Поступало требование дать полтора-два десятка женщин, выходил кто-нибудь и выбирал: «Вы, вы, идите за мной». Приводил в канцелярию и говорил: «Вот вам пятнадцать-двадцать человек». Людей брали на уборку помещений, на кухонные работы, на очистку от завалов улиц. Вся Севастопольская представляла сплошную свалку. На третий-четвертый день вся улица была завалена камнями – последствия бомбардировок, трупов не видел, потому что они были убраны, валялась масса лошадей.
Я шел по улице Розы Люксембург, где помещалась германская комендатура, стоит немец, и, когда я проходил мимо него, он говорит: «Заходи». Я недоуменно посмотрел и спрашиваю: «Для чего?» «Там тебе расскажут». Направляюсь, встречаю одного (из местных немцев), в свое время он скрылся от высылки, как многие делали, и оказался в роли распорядителя. Оказывается, нужно было переносить мебель из одной комнаты в другую, и мне пришлось участвовать в этой операции.

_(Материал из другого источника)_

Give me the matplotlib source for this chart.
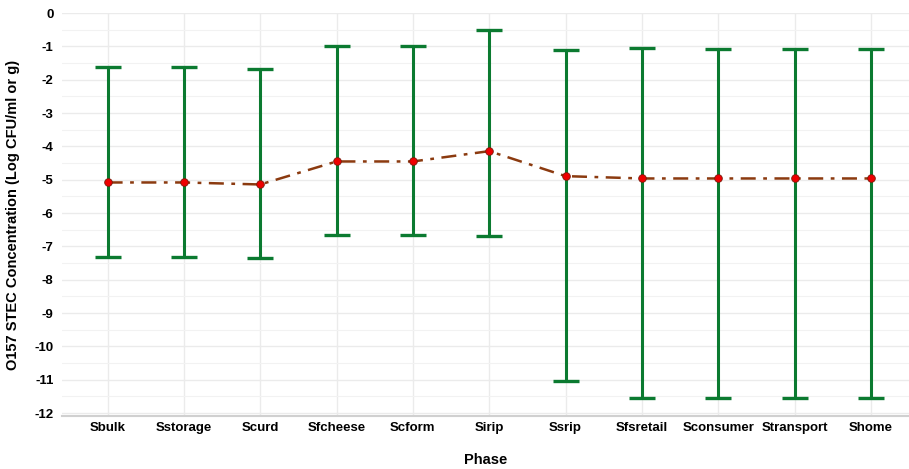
import matplotlib.pyplot as plt
import numpy as np
from matplotlib.ticker import MultipleLocator

plt.rcParams["font.family"] = ["Liberation Sans", "DejaVu Sans"]

phases = ["Sbulk", "Sstorage", "Scurd", "Sfcheese", "Scform", "Sirip",
          "Ssrip", "Sfsretail", "Sconsumer", "Stransport", "Shome"]
mean_vals = [-5.08, -5.08, -5.14, -4.45, -4.45, -4.14,
             -4.89, -4.96, -4.96, -4.96, -4.96]
upper_vals = [-1.62, -1.62, -1.67, -1.0, -1.0, -0.5,
              -1.1, -1.05, -1.08, -1.08, -1.08]
lower_vals = [-7.31, -7.31, -7.35, -6.67, -6.67, -6.7,
              -11.05, -11.56, -11.56, -11.56, -11.56]

x = np.arange(len(phases))
mean = np.array(mean_vals)
yerr = np.vstack([mean - np.array(lower_vals), np.array(upper_vals) - mean])

fig = plt.figure(figsize=(9.09, 4.69), dpi=100)
ax = fig.add_axes([0.068, 0.112, 0.932, 0.86])

ax.errorbar(x, mean, yerr=yerr, fmt="none", ecolor="#0b7a30",
            elinewidth=2.2, capsize=9.5, capthick=2.4, zorder=2)
ax.plot(x, mean, color="#8b3a0f", linestyle="-.", linewidth=1.8,
        dashes=(6, 3, 1.5, 3), marker="o", markersize=5.5,
        markerfacecolor="#ee0000", markeredgecolor="#7a1a0a",
        markeredgewidth=0.6, zorder=3)

ax.set_xlim(-0.6, 10.5)
ax.set_ylim(-12.1, 0)
ax.set_xticks(x)
ax.set_xticklabels(phases, fontsize=9.5, fontweight="bold")
ax.yaxis.set_minor_locator(MultipleLocator(0.5))
ax.set_yticks(np.arange(-12, 1, 1))
ax.set_yticklabels([str(v) for v in range(-12, 1)], fontsize=9.5, fontweight="bold")
ax.tick_params(axis="both", which="both", length=0)
ax.tick_params(axis="x", pad=4)
ax.tick_params(axis="y", pad=6)

ax.grid(True, which="major", color="#ebebeb", linewidth=1.0)
ax.grid(True, which="minor", axis="y", color="#f2f2f2", linewidth=0.8)
ax.set_axisbelow(True)
for s in ["top", "right", "left"]:
    ax.spines[s].set_visible(False)
ax.spines["bottom"].set_color("#d0d0d0")
ax.spines["bottom"].set_linewidth(1.5)

ax.set_ylabel("O157 STEC Concentration (Log CFU/ml or g)", fontsize=10.5,
              fontweight="bold", labelpad=10)
ax.set_xlabel("Phase", fontsize=10.5, fontweight="bold", labelpad=14)

fig.savefig("out.png", dpi=100)
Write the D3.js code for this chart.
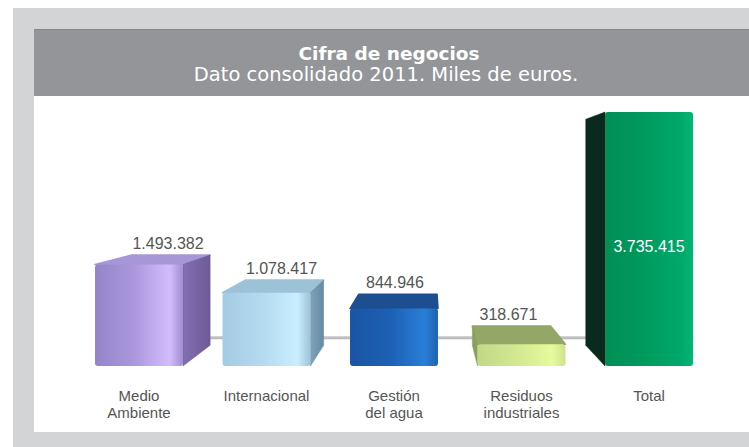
<!DOCTYPE html>
<html><head><meta charset="utf-8">
<script src="https://cdn.jsdelivr.net/npm/d3@7"></script>
<style>html,body{margin:0;padding:0;background:#fff;}svg{display:block;}</style>
</head><body>
<script>
// ---- data ----
const categories = ["Medio Ambiente", "Internacional", "Gestión del agua", "Residuos industriales", "Total"];
const categoryLines = [["Medio", "Ambiente"], ["Internacional"], ["Gestión", "del agua"], ["Residuos", "industriales"], ["Total"]];
const values = [1493382, 1078417, 844946, 318671, 3735415];
const title = "Cifra de negocios";
const subtitle = "Dato consolidado 2011. Miles de euros.";

// ---- style ----
const W = 749, H = 447;
const palettes = [
  {front: ["#9684c8", "#ab98dc", "#d2bcfc", "#a18dd2"], side: ["#8270b2", "#6c5b96"], top: "#a897d8"},
  {front: ["#a3cbe2", "#b4daf0", "#c9eefe", "#9fc2d8"], side: ["#7fa3bb", "#668aa2"], top: "#9cc2d8"},
  {front: ["#1a55a3", "#1d60b4", "#2a7ed8", "#1f62b0"], side: ["#163f78", "#12335f"], top: "#1c4e90"},
  {front: ["#c2d887", "#d2e892", "#e6fb9d", "#cde28f"], side: ["#a0b56c", "#8aa05c"], top: "#93a766"},
  {front: ["#008f56", "#009a5e", "#00a86a", "#00b775"], side: ["#0d3324", "#0a2a1d"], top: "#00a064"}
];

const locale = d3.formatLocale({decimal: ",", thousands: ".", grouping: [3], currency: ["", "€"]});
const fmt = locale.format(",d");

const svg = d3.select("body").append("svg").attr("width", W).attr("height", H);
const defs = svg.append("defs");

// frame
svg.append("rect").attr("width", W).attr("height", H).attr("fill", "#fff");
svg.append("rect").attr("x", 13).attr("y", 8).attr("width", W - 13).attr("height", H - 8).attr("fill", "#d3d4d6");
svg.append("rect").attr("x", 34).attr("y", 96).attr("width", W - 34).attr("height", 336).attr("fill", "#fff");
svg.append("rect").attr("x", 34).attr("y", 29).attr("width", W - 34).attr("height", 67).attr("fill", "#939598");
svg.append("rect").attr("x", 34).attr("y", 29).attr("width", W - 34).attr("height", 1).attr("fill", "#86878a");

svg.append("text").attr("x", 389).attr("y", 60).attr("text-anchor", "middle")
  .attr("font-family", "DejaVu Sans").attr("font-weight", "bold").attr("font-size", 18.5)
  .attr("fill", "#fff").text(title);
svg.append("text").attr("x", 386).attr("y", 81).attr("text-anchor", "middle")
  .attr("font-family", "DejaVu Sans").attr("font-size", 19.5)
  .attr("fill", "#fff").text(subtitle);

// scales
const x = d3.scaleBand().domain(categories).range([95, 693]).paddingInner(0.31).paddingOuter(0);
const y = d3.scaleLinear().domain([0, d3.max(values)]).range([366, 112]);

// perspective
const vx = 430, vy = 178, k = 0.11;
const back = (px, py) => [px + k * (vx - px), py + k * (vy - py)];
const poly = pts => "M" + pts.map(p => p.join(",")).join("L") + "Z";

// floor line (behind bars)
const kf = 0.15;
const floorY = y(0) + kf * (vy - y(0));
svg.append("line").attr("x1", 200).attr("x2", 692).attr("y1", floorY).attr("y2", floorY)
  .attr("stroke", "#b9b9b9").attr("stroke-width", 3).attr("stroke-linecap", "round");
svg.append("line").attr("x1", 200).attr("x2", 692).attr("y1", floorY - 1).attr("y2", floorY - 1)
  .attr("stroke", "#d6d6d6").attr("stroke-width", 1);

const data = categories.map((c, i) => ({c, v: values[i], lines: categoryLines[i], p: palettes[i], i}));

data.forEach(d => {
  const g = svg.append("g");
  const x0 = x(d.c), x1 = x(d.c) + x.bandwidth();
  const y0 = y(d.v), y1 = y(0);
  const gf = defs.append("linearGradient").attr("id", "gf" + d.i).attr("x1", 0).attr("x2", 1).attr("y1", 0).attr("y2", 0);
  [[0, d.p.front[0]], [0.45, d.p.front[1]], [0.85, d.p.front[2]], [1, d.p.front[3]]].forEach(s =>
    gf.append("stop").attr("offset", s[0]).attr("stop-color", s[1]));
  const gs = defs.append("linearGradient").attr("id", "gs" + d.i).attr("x1", 0).attr("x2", 1).attr("y1", 0).attr("y2", 0);
  gs.append("stop").attr("offset", 0).attr("stop-color", d.p.side[0]);
  gs.append("stop").attr("offset", 1).attr("stop-color", d.p.side[1]);

  // top face
  if (vy < y0) {
    g.append("path").attr("d", poly([[x0, y0], [x1, y0], back(x1, y0), back(x0, y0)]))
      .attr("fill", d.p.top).attr("stroke", d.p.top).attr("stroke-width", 1.5).attr("stroke-linejoin", "round");
  }
  // right face
  if (vx > x1) {
    g.append("path").attr("d", poly([[x1, y0], back(x1, y0), back(x1, y1), [x1, y1]]))
      .attr("fill", `url(#gs${d.i})`).attr("stroke", d.p.side[1]).attr("stroke-width", 0.5).attr("stroke-linejoin", "round");
  }
  // left face
  if (vx < x0) {
    g.append("path").attr("d", poly([[x0, y0], back(x0, y0), back(x0, y1), [x0, y1]]))
      .attr("fill", d.p.side[1]).attr("stroke", d.p.side[1]).attr("stroke-width", 0.5).attr("stroke-linejoin", "round");
  }
  // front face
  g.append("rect").attr("x", x0).attr("y", y0).attr("width", x1 - x0).attr("height", y1 - y0)
    .attr("rx", 3).attr("fill", `url(#gf${d.i})`);

  // value label
  const cx = (x0 + x1) / 2;
  if (d.i === data.length - 1) {
    g.append("text").attr("x", cx).attr("y", (y0 + y1) / 2 + 13).attr("text-anchor", "middle")
      .attr("font-family", "Liberation Sans").attr("font-size", 16).attr("fill", "#fff").text(fmt(d.v));
  } else {
    const b = back(cx, y0);
    g.append("text").attr("x", b[0] - 3).attr("y", b[1] - 6).attr("text-anchor", "middle")
      .attr("font-family", "Liberation Sans").attr("font-size", 16).attr("fill", "#555").text(fmt(d.v));
  }
  // category label
  const t = g.append("text").attr("text-anchor", "middle")
    .attr("font-family", "Liberation Sans").attr("font-size", 15).attr("fill", "#555");
  d.lines.forEach((ln, j) => t.append("tspan").attr("x", cx).attr("y", 401 + j * 17).text(ln));
});
</script>
</body></html>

Когда они увидели, что еврейское население бедное, – они пришли из Варшавы, где еврейское население богатое, и спрашивают, где богатые евреи. Им говорят: «У нас нет». Покажите, говорили на разных языках, немцы не верили Еврейскому комитету, а евреи удивлялись, до какой степени они мало представляют еврейское население. Прошло несколько времени, они говорят: «Мы сами найдем». Гурвичу поручили сопровождать, чтобы он указывал наиболее зажиточных. Они должны были ходить и грабить. Посадили его в автомобиль, он говорит: «Думал, думал, куда везти, вспомнил, что есть юрисконсульт, потому что они хорошо зарабатывали, был Довгалевский – вспомнил о нем и повез к нему».